** REQUEST **
Transcribe the listing that follows in full, omitting pictures.

═════ DATA EXCERPT ═════

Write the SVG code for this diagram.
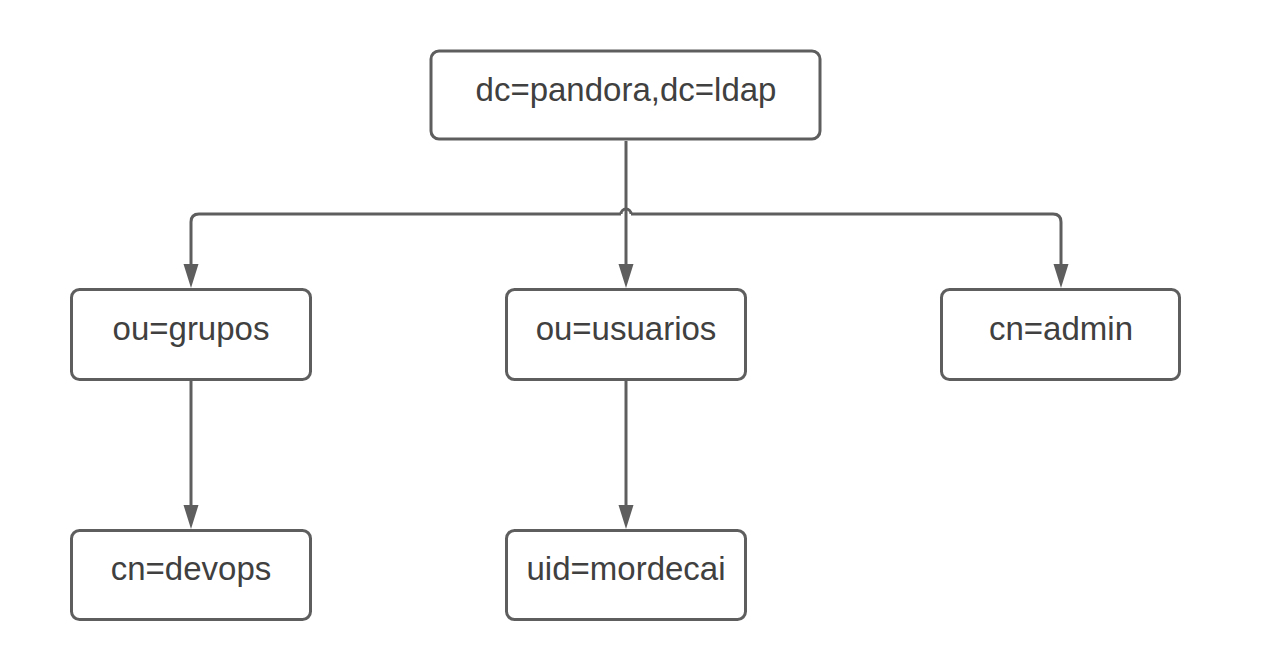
<svg xmlns="http://www.w3.org/2000/svg" width="1284" height="660" viewBox="0 0 1284 660">
<style>
.box{fill:#ffffff;stroke:#5e5e5e;stroke-width:3}
.lbl{font-family:"Liberation Sans",Arial,sans-serif;font-size:33px;fill:#404040;text-anchor:middle}
.con{fill:none;stroke:#5e5e5e;stroke-width:3}
</style>
<defs>
<marker id="arr" markerUnits="userSpaceOnUse" markerWidth="26" markerHeight="18" viewBox="0 0 26 18" refX="12" refY="9" orient="auto">
<path d="M0,1.5 L24,9 L0,16.5 Z" fill="#5e5e5e"/>
</marker>
</defs>
<rect width="1284" height="660" fill="#ffffff"/>
<g id="connectors">
<path class="con" d="M626,141 V276" marker-end="url(#arr)"/>
<path class="con" d="M621,214 H199 Q191,214 191,222 V276" marker-end="url(#arr)"/>
<path class="con" d="M631,214 H1053 Q1061,214 1061,222 V276" marker-end="url(#arr)"/>
<path class="con" d="M621,214 A5,5 0 0 1 631,214"/>
<path class="con" d="M191,381 V517" marker-end="url(#arr)"/>
<path class="con" d="M626,381 V517" marker-end="url(#arr)"/>
</g>
<g id="n-root">
<rect class="box" x="431" y="51" width="389" height="88" rx="8"/>
<text class="lbl" x="626" y="101">dc=pandora,dc=ldap</text>
</g>
<g id="n-grupos">
<rect class="box" x="71.5" y="289.5" width="239" height="90" rx="8"/>
<text class="lbl" x="191" y="340">ou=grupos</text>
</g>
<g id="n-usuarios">
<rect class="box" x="506.5" y="289.5" width="239" height="90" rx="8"/>
<text class="lbl" x="626" y="340">ou=usuarios</text>
</g>
<g id="n-admin">
<rect class="box" x="941.5" y="289.5" width="238" height="90" rx="8"/>
<text class="lbl" x="1061" y="340">cn=admin</text>
</g>
<g id="n-devops">
<rect class="box" x="71.5" y="530.5" width="239" height="89" rx="8"/>
<text class="lbl" x="191" y="580">cn=devops</text>
</g>
<g id="n-mordecai">
<rect class="box" x="506.5" y="530.5" width="239" height="89" rx="8"/>
<text class="lbl" x="626" y="580">uid=mordecai</text>
</g>
</svg>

═════

** ANSWER TO THIS PROBLEM **
Write the SVG code for this diagram.
<svg xmlns="http://www.w3.org/2000/svg" width="1284" height="660" viewBox="0 0 1284 660">
<style>
.box{fill:#ffffff;stroke:#5e5e5e;stroke-width:3}
.lbl{font-family:"Liberation Sans",Arial,sans-serif;font-size:33px;fill:#404040;text-anchor:middle}
.con{fill:none;stroke:#5e5e5e;stroke-width:3}
</style>
<defs>
<marker id="arr" markerUnits="userSpaceOnUse" markerWidth="26" markerHeight="18" viewBox="0 0 26 18" refX="12" refY="9" orient="auto">
<path d="M0,1.5 L24,9 L0,16.5 Z" fill="#5e5e5e"/>
</marker>
</defs>
<rect width="1284" height="660" fill="#ffffff"/>
<g id="connectors">
<path class="con" d="M626,141 V276" marker-end="url(#arr)"/>
<path class="con" d="M621,214 H199 Q191,214 191,222 V276" marker-end="url(#arr)"/>
<path class="con" d="M631,214 H1053 Q1061,214 1061,222 V276" marker-end="url(#arr)"/>
<path class="con" d="M621,214 A5,5 0 0 1 631,214"/>
<path class="con" d="M191,381 V517" marker-end="url(#arr)"/>
<path class="con" d="M626,381 V517" marker-end="url(#arr)"/>
</g>
<g id="n-root">
<rect class="box" x="431" y="51" width="389" height="88" rx="8"/>
<text class="lbl" x="626" y="101">dc=pandora,dc=ldap</text>
</g>
<g id="n-grupos">
<rect class="box" x="71.5" y="289.5" width="239" height="90" rx="8"/>
<text class="lbl" x="191" y="340">ou=grupos</text>
</g>
<g id="n-usuarios">
<rect class="box" x="506.5" y="289.5" width="239" height="90" rx="8"/>
<text class="lbl" x="626" y="340">ou=usuarios</text>
</g>
<g id="n-admin">
<rect class="box" x="941.5" y="289.5" width="238" height="90" rx="8"/>
<text class="lbl" x="1061" y="340">cn=admin</text>
</g>
<g id="n-devops">
<rect class="box" x="71.5" y="530.5" width="239" height="89" rx="8"/>
<text class="lbl" x="191" y="580">cn=devops</text>
</g>
<g id="n-mordecai">
<rect class="box" x="506.5" y="530.5" width="239" height="89" rx="8"/>
<text class="lbl" x="626" y="580">uid=mordecai</text>
</g>
</svg>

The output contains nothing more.